NBL Hall of Famer Cal Bruton has met with New Zealand Breakers officials to help devise a plan to revive the Canberra Cannons as a consortium prepares to bid for a spot in the NBL competition for the 2015-16 season.
Bruton's son and NBL great C.J. Bruton also looms as a potential recruit or coach of a Canberra team, with Cal snr declaring it would be "the icing on the cake" for C.J.'s career if he finished in Canberra.
The NBL has called for expressions of interest for potential Victorian teams to join the competition and is set to widen its search for new clubs by gauging interest from Canberra, Wellington, Brisbane, Tasmania and Victoria.
Canberra bids will go through an expression of interest process in the coming weeks, 11 years after the Cannons went bust.
Bruton is yet to finalise a plan for a Canberra proposal and is waiting to speak with the NBL to get more details.
C.J. Bruton finished his playing stint with the New Zealand Breakers last weekend, but is yet to decide if he will retire after 20 years, six titles and two Olympic Games.
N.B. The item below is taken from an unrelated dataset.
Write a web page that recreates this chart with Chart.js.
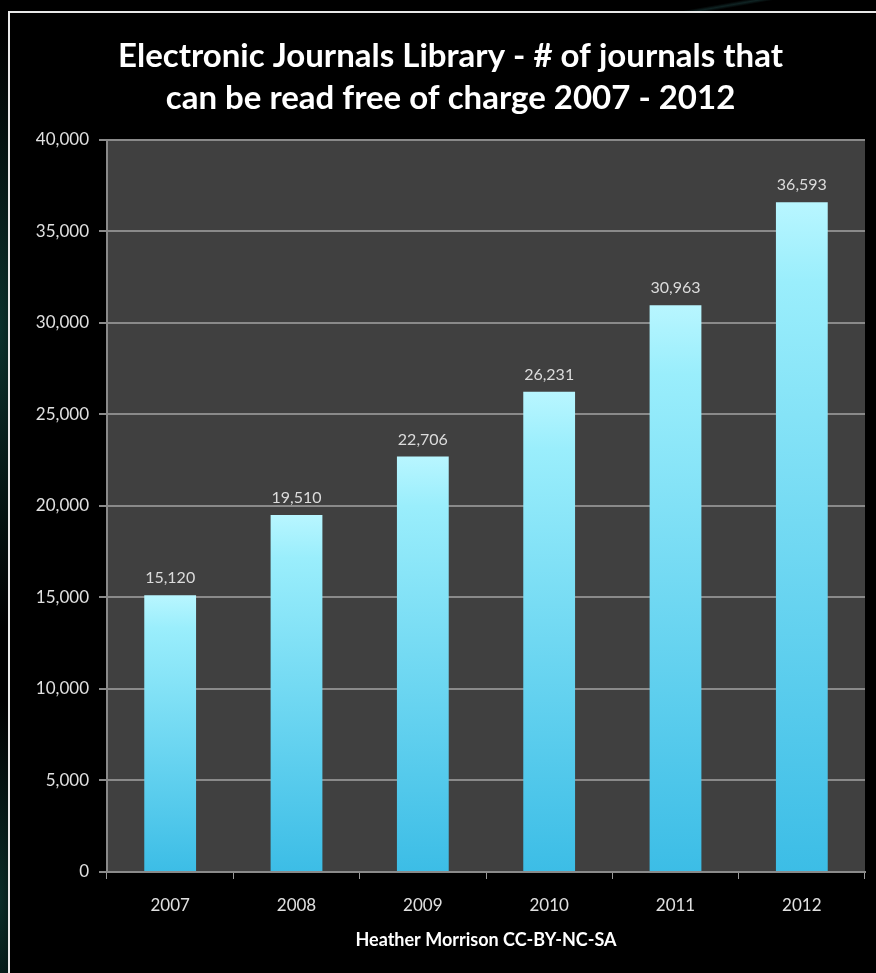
<!DOCTYPE html>
<html><head><meta charset="utf-8">
<script src="https://cdn.jsdelivr.net/npm/chart.js@4/dist/chart.umd.min.js"></script>
<style>
html,body{margin:0;padding:0;background:#000;width:876px;height:973px;overflow:hidden;}
#bg{position:absolute;left:0;top:0;width:876px;height:973px;
 background:
 radial-gradient(ellipse 40px 300px at 0px 330px, rgba(20,90,80,0.55), rgba(0,0,0,0) 100%),
 radial-gradient(ellipse 30px 200px at 0px 900px, rgba(20,90,80,0.5), rgba(0,0,0,0) 100%),
 linear-gradient(170deg, rgba(0,0,0,0) 45%, rgba(30,70,70,0.5) 50%, rgba(0,0,0,0) 55%) 600px 0/250px 12px no-repeat,
 #000;}
#frame{position:absolute;left:8px;top:11px;width:880px;height:980px;border:2px solid #e8e8e8;background:#000;box-sizing:border-box;}
#c{position:absolute;left:0;top:0;}
</style></head>
<body>
<div id="bg"></div>
<div id="frame"></div>
<canvas id="c" width="876" height="973"></canvas>
<script>
const categories = ['2007','2008','2009','2010','2011','2012'];
const journals = [15120, 19510, 22706, 26231, 30963, 36593];
const titleLines = ['Electronic Journals Library - # of journals that','can be read free of charge 2007 - 2012'];
const xAxisTitle = 'Heather Morrison CC-BY-NC-SA';
const yMin = 0, yMax = 40000, yStep = 5000;

const FONT = 'Lato, "Open Sans", sans-serif';
const fmt = v => v.toLocaleString('en-US');

const plotBg = {
  id:'plotBg',
  beforeDraw(chart){
    const {ctx, chartArea:a} = chart;
    ctx.save(); ctx.fillStyle='#404040';
    ctx.fillRect(a.left, a.top, a.right-a.left, a.bottom-a.top);
    ctx.restore();
  }
};
const valueLabels = {
  id:'valueLabels',
  afterDatasetsDraw(chart){
    const {ctx} = chart;
    const meta = chart.getDatasetMeta(0);
    ctx.save();
    ctx.fillStyle='#dcdcdc';
    ctx.font='16px ' + FONT;
    ctx.textAlign='center'; ctx.textBaseline='middle';
    meta.data.forEach((el,i)=>{
      ctx.fillText(fmt(journals[i]), el.x, el.y-17);
    });
    ctx.restore();
  }
};

function barGradient(c){
  const chart=c.chart;
  const ys=chart.scales && chart.scales.y;
  if(!ys || !chart.chartArea || c.raw===undefined) return '#5fd0f0';
  const top=ys.getPixelForValue(c.raw), base=ys.getPixelForValue(0);
  const g=chart.ctx.createLinearGradient(0,top,0,base);
  g.addColorStop(0,'#b8f6ff');
  g.addColorStop(0.12,'#9aeefc');
  g.addColorStop(1,'#3cbde6');
  return g;
}

new Chart(document.getElementById('c'),{
  type:'bar',
  data:{labels:categories,datasets:[{data:journals,backgroundColor:barGradient,borderWidth:0,barPercentage:0.41,categoryPercentage:1}]},
  options:{
    responsive:false,animation:false,
    layout:{padding:{left:36,right:11,top:0,bottom:20}},
    plugins:{
      legend:{display:false},tooltip:{enabled:false},
      title:{display:true,text:titleLines,color:'#ffffff',
        font:{family:FONT,size:33,weight:'bold',lineHeight:1.27},
        padding:{top:35,bottom:21}}
    },
    scales:{
      x:{
        grid:{display:true,offset:true,drawOnChartArea:false,drawTicks:true,tickLength:7,color:'#9a9a9a'},
        border:{display:true,color:'#8a8a8a',width:2},
        ticks:{color:'#e0e0e0',font:{family:FONT,size:17},padding:16},
        title:{display:true,text:xAxisTitle,color:'#ffffff',font:{family:FONT,size:18,weight:'bold'},padding:{top:12,bottom:2}},
        afterFit(s){s.height=81;}
      },
      y:{
        min:yMin,max:yMax,
        grid:{color:'#8a8a8a',lineWidth:2,tickLength:8,drawTicks:true},
        border:{display:true,color:'#8a8a8a',width:2},
        ticks:{stepSize:yStep,color:'#e0e0e0',font:{family:FONT,size:17},padding:10,callback:v=>fmt(v)},
        afterFit(s){s.width=71;}
      }
    }
  },
  plugins:[plotBg,valueLabels]
});
</script>
</body></html>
C.J. played for the Cannons from 2001-03 when Cal was the coach and if he opted to continue playing, he would be 40 by the time a Canberra team was cleared to join the NBL.
"C.J. hasn't come out and said he retired. A lot of players go into their 40s ... C.J. brings something pretty special to the table," Cal Bruton said.
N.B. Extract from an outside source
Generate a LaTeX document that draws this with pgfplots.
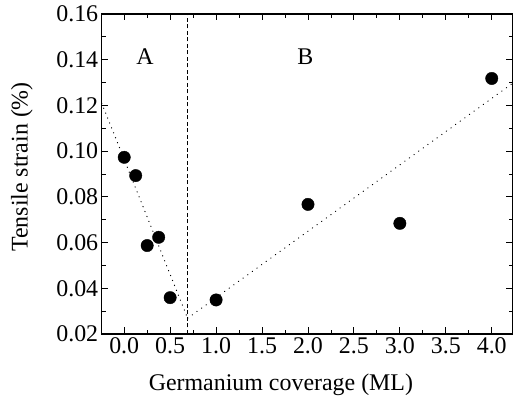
\documentclass[border=0pt]{standalone}
\usepackage{fontspec}
\setmainfont{Liberation Serif}
\usepackage{pgfplots}
\pgfplotsset{compat=1.18}

% Measured tensile strain versus Ge coverage
\pgfplotstableread{
x      y
0.000  0.0973
0.125  0.0893
0.250  0.0587
0.375  0.0623
0.500  0.0359
1.000  0.0349
2.000  0.0767
3.000  0.0684
4.000  0.1318
}\straindata

\begin{document}
\begin{tikzpicture}
\begin{axis}[
  scale only axis,
  width=411bp, height=320bp,
  at={(101.7bp,68bp)}, anchor=south west,
  xmin=-0.245, xmax=4.228,
  ymin=0.02, ymax=0.16,
  xtick={0,0.5,...,4.0},
  ytick={0.02,0.04,...,0.161},
  minor x tick num=1,
  minor y tick num=1,
  tick align=inside,
  major tick length=6.5bp,
  minor tick length=4bp,
  every tick/.style={black, line width=0.9bp},
  axis line style={line width=1.2bp},
  font=\fontsize{24}{28}\selectfont,
  /pgf/number format/assume math mode=true,
  xticklabel style={/pgf/number format/.cd, fixed, fixed zerofill, precision=1},
  yticklabel style={/pgf/number format/.cd, fixed, fixed zerofill, precision=2},
  scaled y ticks=false,
  xlabel={Germanium coverage (ML)},
  ylabel={Tensile strain (\%)},
  xlabel style={at={(axis description cs:0.436,-0.175)}, anchor=base},
  ylabel style={at={(axis description cs:-0.18,0.522)}, anchor=base, rotate=0},
  clip=true,
]
  % linear trends in regimes A and B
  \addplot[black, line width=1.1bp, line cap=round, dash pattern=on 0.3bp off 5bp]
    coordinates {(-0.245,0.1210) (0.69,0.0269)};
  \addplot[black, line width=1.1bp, line cap=round, dash pattern=on 0.3bp off 5.4bp]
    coordinates {(0.69,0.0269) (4.228,0.1297)};
  % boundary between regimes
  \addplot[black, line width=0.9bp, dash pattern=on 4bp off 2.5bp]
    coordinates {(0.69,0.02) (0.69,0.16)};
  % data points
  \addplot[only marks, mark=*, mark size=6.2bp, black, mark options={fill=black}]
    table[x=x, y=y] {\straindata};
  \node[anchor=base] at (axis cs:0.227,0.1377) {A};
  \node[anchor=base] at (axis cs:1.97,0.1377) {B};
\end{axis}
\pgfresetboundingbox
\path (0,0) rectangle (513bp,402bp);
\end{tikzpicture}
\end{document}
"Who knows what will happen if a Canberra team gets the go-ahead. C.J. will have some opportunities. If he chooses to be a part of something in Canberra, that would be the icing on the cake for me."
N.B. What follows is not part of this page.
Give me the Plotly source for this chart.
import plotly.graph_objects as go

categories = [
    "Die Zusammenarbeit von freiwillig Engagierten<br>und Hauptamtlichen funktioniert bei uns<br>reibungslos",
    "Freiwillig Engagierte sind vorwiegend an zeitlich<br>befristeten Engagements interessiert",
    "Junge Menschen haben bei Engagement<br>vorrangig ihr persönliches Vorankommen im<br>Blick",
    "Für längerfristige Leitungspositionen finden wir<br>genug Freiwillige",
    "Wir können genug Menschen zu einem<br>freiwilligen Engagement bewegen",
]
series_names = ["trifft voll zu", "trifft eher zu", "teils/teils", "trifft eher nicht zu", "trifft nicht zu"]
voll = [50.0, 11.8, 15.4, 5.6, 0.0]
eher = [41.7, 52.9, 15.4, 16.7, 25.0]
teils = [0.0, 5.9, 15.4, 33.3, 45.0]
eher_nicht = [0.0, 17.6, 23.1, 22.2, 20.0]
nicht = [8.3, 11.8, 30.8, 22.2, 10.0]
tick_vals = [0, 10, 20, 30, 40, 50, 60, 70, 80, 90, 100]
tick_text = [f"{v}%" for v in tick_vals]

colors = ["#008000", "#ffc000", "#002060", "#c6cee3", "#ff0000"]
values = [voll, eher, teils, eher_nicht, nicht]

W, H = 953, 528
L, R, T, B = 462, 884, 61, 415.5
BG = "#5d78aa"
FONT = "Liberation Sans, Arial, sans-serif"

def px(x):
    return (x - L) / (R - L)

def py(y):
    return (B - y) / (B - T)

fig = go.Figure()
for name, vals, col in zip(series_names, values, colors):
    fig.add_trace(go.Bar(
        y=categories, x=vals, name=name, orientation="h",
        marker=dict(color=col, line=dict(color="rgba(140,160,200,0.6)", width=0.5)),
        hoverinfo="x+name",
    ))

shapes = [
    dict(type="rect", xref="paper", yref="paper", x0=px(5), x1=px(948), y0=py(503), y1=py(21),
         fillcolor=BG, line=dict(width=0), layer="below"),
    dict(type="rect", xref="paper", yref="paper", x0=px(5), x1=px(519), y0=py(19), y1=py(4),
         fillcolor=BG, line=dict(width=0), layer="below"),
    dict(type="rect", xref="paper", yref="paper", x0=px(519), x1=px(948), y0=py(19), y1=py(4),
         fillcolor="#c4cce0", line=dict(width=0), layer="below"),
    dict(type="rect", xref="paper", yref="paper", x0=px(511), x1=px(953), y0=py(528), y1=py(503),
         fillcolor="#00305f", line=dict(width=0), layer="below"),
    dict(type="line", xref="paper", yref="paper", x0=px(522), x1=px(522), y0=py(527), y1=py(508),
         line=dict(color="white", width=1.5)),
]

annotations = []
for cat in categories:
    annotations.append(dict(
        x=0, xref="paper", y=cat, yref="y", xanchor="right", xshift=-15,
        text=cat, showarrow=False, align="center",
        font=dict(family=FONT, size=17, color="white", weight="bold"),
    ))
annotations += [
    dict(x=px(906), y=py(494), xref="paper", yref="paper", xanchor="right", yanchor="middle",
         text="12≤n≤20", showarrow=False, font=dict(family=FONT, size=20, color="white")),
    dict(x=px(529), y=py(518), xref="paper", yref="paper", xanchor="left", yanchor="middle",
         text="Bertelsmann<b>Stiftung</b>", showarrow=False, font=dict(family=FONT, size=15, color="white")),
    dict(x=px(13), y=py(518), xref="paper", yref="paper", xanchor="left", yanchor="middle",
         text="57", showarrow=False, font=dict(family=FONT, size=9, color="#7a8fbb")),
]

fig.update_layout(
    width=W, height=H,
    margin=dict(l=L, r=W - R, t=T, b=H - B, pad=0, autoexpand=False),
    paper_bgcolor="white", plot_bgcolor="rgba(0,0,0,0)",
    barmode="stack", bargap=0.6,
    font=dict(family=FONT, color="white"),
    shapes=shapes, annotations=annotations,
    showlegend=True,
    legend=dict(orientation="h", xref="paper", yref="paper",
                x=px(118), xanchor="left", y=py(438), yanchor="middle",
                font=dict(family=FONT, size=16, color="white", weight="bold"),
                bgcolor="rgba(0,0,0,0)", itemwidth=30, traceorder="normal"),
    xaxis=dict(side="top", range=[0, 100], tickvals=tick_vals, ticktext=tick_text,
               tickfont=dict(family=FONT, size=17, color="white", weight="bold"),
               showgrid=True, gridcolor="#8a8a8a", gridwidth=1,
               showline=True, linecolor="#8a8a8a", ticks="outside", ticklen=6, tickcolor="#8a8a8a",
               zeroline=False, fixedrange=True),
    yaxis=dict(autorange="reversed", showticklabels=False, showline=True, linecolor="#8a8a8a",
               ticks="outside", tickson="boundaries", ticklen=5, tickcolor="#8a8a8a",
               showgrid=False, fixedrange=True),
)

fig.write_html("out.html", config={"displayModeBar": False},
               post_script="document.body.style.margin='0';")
NBL chief executive Fraser Neill is confident there is "strong anecdotal interest" from benefactors who are considering helping prop up a Canberra franchise.
Consortiums will have two weeks to lodge an application, after which the NBL will spend four months working with the standout bids.
“We’ve had a lot of strong anecdotal interest [regarding Canberra], we’re quite positive of getting some pretty good groups involved,’’ Neill said.
“There’ll be two weeks for anyone who wants to be involved in the funding of facilities, management or any other aspect of it to lodge an application.
“If we got two or three [bids] we may talk to them about joining forces, if they have different skill sets which would complement each other.
“We wouldn’t be in Canberra if we didn’t think they could have a team, that’s for sure.’’
Cal Bruton is helping spearhead one potential consortium, and has held recent meetings with NBL powerbrokers.
He met with New Zealand Breakers officials while in Auckland to watch C.J.'s farewell game.
"We've been meeting with different groups of people to come up with the right model that would best suit Canberra," Bruton said.
"It's just great we've reached a point now where they're talking about Canberra again."
There are concerns Canberra doesn’t boast the corporate backing to support another national league team in an already congested market.
The estimated cost of running an NBL club is $5 million a year, but Neill believes a team could operate with a $3 million to $4 million budget under the right financial model.
“People tell us there’s money there,’’ Neill said.
“Canberra can support an NRL team and a rugby union team, and ours costs 15 to 20 per cent of what they cost.
“I’ve got no reason not to think that, but they must be sustainable from day one."
Neill said the possibility of staging pre-season or an official NBL game had been discussed.